I normally don't read the Post's election blog posts primarily because they're blog posts, but this one from Sebastian Mallaby, "Obama's Faulty Logic," caught my eye. I thought, "perhaps someone has caught Obama in a crazy non sequitur I can talk about here."
Then I read it and it occured to me that Mallaby thinks logic means something else than I do. But that's interesting anyway, because I often wonder what people who haven't been teaching it for many years think it is (feel free to comment on that). When I use the term, I mean something rather specific. I mean to point out the part of an argument that takes one from one fact to another fact. This is what logicians call an "inference." Even though this has to do with the facts in some very important sense, one can isolate the inference and see it as part of a larger pattern, a scheme, or whatever, independent of the particular facts. To say someone has faulty logic, for me, means he endorses faulty inference patterns or schemes.

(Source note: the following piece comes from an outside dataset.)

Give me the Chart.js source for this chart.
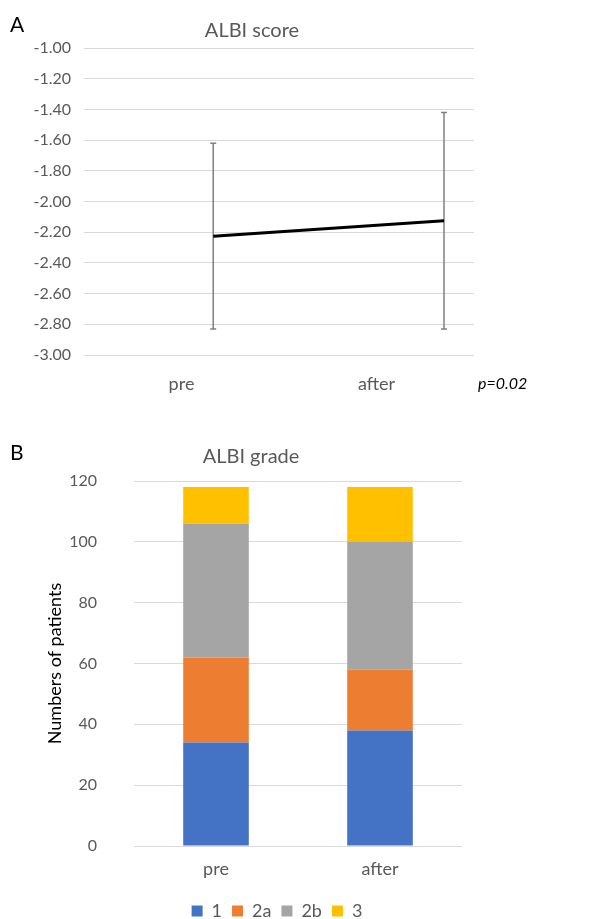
<!DOCTYPE html>
<html>
<head>
<meta charset="utf-8">
<script src="https://cdn.jsdelivr.net/npm/chart.js@4.4.0/dist/chart.umd.min.js"></script>
<style>
  body { margin: 0; background: #fff; font-family: Lato, "Open Sans", sans-serif; }
  #page { position: relative; width: 616px; height: 919px; overflow: hidden; }
  canvas { position: absolute; }
  .lbl { position: absolute; white-space: nowrap; }
  .ttl { position: absolute; width: 200px; text-align: center; font-size: 20px; color: #595959; line-height: 24px; }
</style>
</head>
<body>
<div id="page">
  <canvas id="scoreChart" width="616" height="400" style="left:0;top:0"></canvas>
  <canvas id="gradeChart" width="554" height="510" style="left:0;top:420px"></canvas>
  <div class="lbl" style="left:10px;top:11px;font-size:21px;color:#000">A</div>
  <div class="ttl" style="left:152px;top:17px">ALBI score</div>
  <div class="lbl" style="left:478px;top:373px;font-size:16px;font-style:italic;color:#000">p=0.02</div>
  <div class="lbl" style="left:10px;top:439px;font-size:21px;color:#000">B</div>
  <div class="ttl" style="left:151px;top:443px">ALBI grade</div>
</div>
<script>
// values
var categories = ["pre", "after"];
var scoreMean = [-2.226, -2.126];
var scoreUpper = [-1.62, -1.42];
var scoreLower = [-2.83, -2.83];

var gradeNames = ["1", "2a", "2b", "3"];
var grade1 = [34, 38];
var grade2a = [28, 20];
var grade2b = [44, 42];
var grade3 = [12, 18];
var gradeColors = ["#4472C4", "#ED7D31", "#A5A5A5", "#FFC000"];

Chart.defaults.font.family = "Lato, 'Open Sans', sans-serif";
Chart.defaults.color = "#595959";

// error bars drawn under the mean line
var errorBars = {
  id: "errorBars",
  beforeDatasetsDraw(chart) {
    var ctx = chart.ctx;
    var xs = chart.scales.x2;
    var ys = chart.scales.y;
    ctx.save();
    ctx.strokeStyle = "#808080";
    ctx.lineWidth = 1.5;
    scoreMean.forEach((m, i) => {
      var px = xs.getPixelForValue(i + 1);
      var top = ys.getPixelForValue(scoreUpper[i]);
      var bot = ys.getPixelForValue(scoreLower[i]);
      ctx.beginPath();
      ctx.moveTo(px, top); ctx.lineTo(px, bot);
      ctx.moveTo(px - 3, top); ctx.lineTo(px + 3, top);
      ctx.moveTo(px - 3, bot); ctx.lineTo(px + 3, bot);
      ctx.stroke();
    });
    ctx.restore();
  }
};

new Chart(document.getElementById("scoreChart"), {
  type: "line",
  data: {
    labels: categories,
    datasets: [{
      label: "ALBI score",
      xAxisID: "x2",
      data: scoreMean.map((v, i) => ({ x: i + 1, y: v })),
      borderColor: "#000",
      borderWidth: 3,
      pointRadius: 0,
      tension: 0
    }]
  },
  options: {
    responsive: false,
    animation: false,
    devicePixelRatio: 1,
    layout: { padding: { top: 48, right: 142, left: 0, bottom: 0 } },
    plugins: { legend: { display: false }, tooltip: { enabled: false } },
    scales: {
      x: {
        type: "category",
        offset: true,
        grid: { display: false },
        border: { display: false },
        ticks: { padding: 10, font: { size: 18 } },
        afterFit: s => { s.height = 45; }
      },
      x2: { type: "linear", display: false, min: 0.44, max: 2.13 },
      y: {
        min: -3, max: -1,
        grid: { color: "#d9d9d9", drawTicks: false },
        border: { display: false },
        ticks: { stepSize: 0.2, padding: 13, font: { size: 16 }, callback: v => v.toFixed(2) },
        afterFit: s => { s.width = 84; }
      }
    }
  },
  plugins: [errorBars]
});

var gradeData = [grade1, grade2a, grade2b, grade3];

new Chart(document.getElementById("gradeChart"), {
  type: "bar",
  data: {
    labels: categories,
    datasets: gradeNames.map((n, i) => ({
      label: n,
      data: gradeData[i],
      backgroundColor: gradeColors[i],
      barPercentage: 0.4,
      categoryPercentage: 1
    }))
  },
  options: {
    responsive: false,
    animation: false,
    devicePixelRatio: 1,
    layout: { padding: { top: 61, right: 0, left: 0, bottom: 0 } },
    plugins: {
      tooltip: { enabled: false },
      legend: {
        position: "bottom",
        labels: { boxWidth: 11, boxHeight: 11, padding: 10, font: { size: 18 } }
      }
    },
    scales: {
      x: {
        stacked: true,
        grid: { display: false },
        border: { display: false },
        ticks: { padding: 4, font: { size: 18 } },
        afterFit: s => { s.height = 46; }
      },
      y: {
        stacked: true,
        min: 0, max: 120,
        grid: { color: "#d9d9d9", drawTicks: false },
        border: { display: false },
        ticks: { stepSize: 20, padding: 37, font: { size: 16 } },
        title: { display: true, text: "Numbers of patients", color: "#000", font: { size: 18 }, padding: { top: 44, bottom: 0 } },
        afterFit: s => { s.width = 134; }
      },
      yR: {
        type: "linear",
        position: "right",
        grid: { display: false },
        border: { display: false },
        ticks: { display: false },
        afterFit: s => { s.width = 92; }
      }
    }
  }
});
</script>
</body>
</html>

For Mallaby it means something like there's something wrong with the thinking without any specific attempt at a diagnosis. In this particular case, in fact, he just seems to think Obama has wrongly diagnosed the cause of the current financial crisis. That's fine–so long as he attempts to prove it (which, to my mind, he doesn't, but that's another matter). Then Mallaby, swinging about accusations of faulty logic, writes:
The regulation-versus-deregulation rhetoric is appealingly simple, and both parties abuse it. Republicans like to say they will get the economy going by cutting red tape. Democrats like to say that they will make the economy more stable by demanding rational oversight. Neither claim is worth much.
The Republicans fail to acknowledge that the easy economic gains from deregulation were exhausted more than two decades ago, when clearly destructive restrictions on competition in trucking, airlines and so on were scrapped by Carter and Reagan. The Democrats fail to acknowledge that there is a limit to what government oversight can do. Modern financial institutions are so complex that government inspectors are hard pressed to understand their trading strategies. That is why an outfit such as Citigroup, a deposit-taking institution theoretically overseen by multiple government bodies including the Fed, could park billions of dollars of toxic mortgage securities in off-balance-sheet vehicles, with nary a protest from regulators.
Yes, Wall Street's woes reflect greed and reckless borrowing. And yes, some regulatory reform is necessary. But you can't blame the mess on either political party — at least not if you want to remain honest.
It's staggering to say that more rational oversight wouldn't have helped. But it's silly to say that anyone, even Democrats, would argue that oversight would solve all problems. That, in fact, is a bit of a George Will style straw man–one which has the liberals demanding that the government will prevent every wrong if it's allowed to. Obviously some amount of nefarious activity will take place, and unless Obama says that the government will stop every problem, cure every sickness and so on, then Mallaby is making Obama's position more absurd than it needs to be.
It's fine, in other words, for Mallaby to correct Obama's assertions–that's his job, I think at least. But accusing him of faulty logic when he's not guilty of it–even in Mallaby's enlarged sense–doesn't help anyone.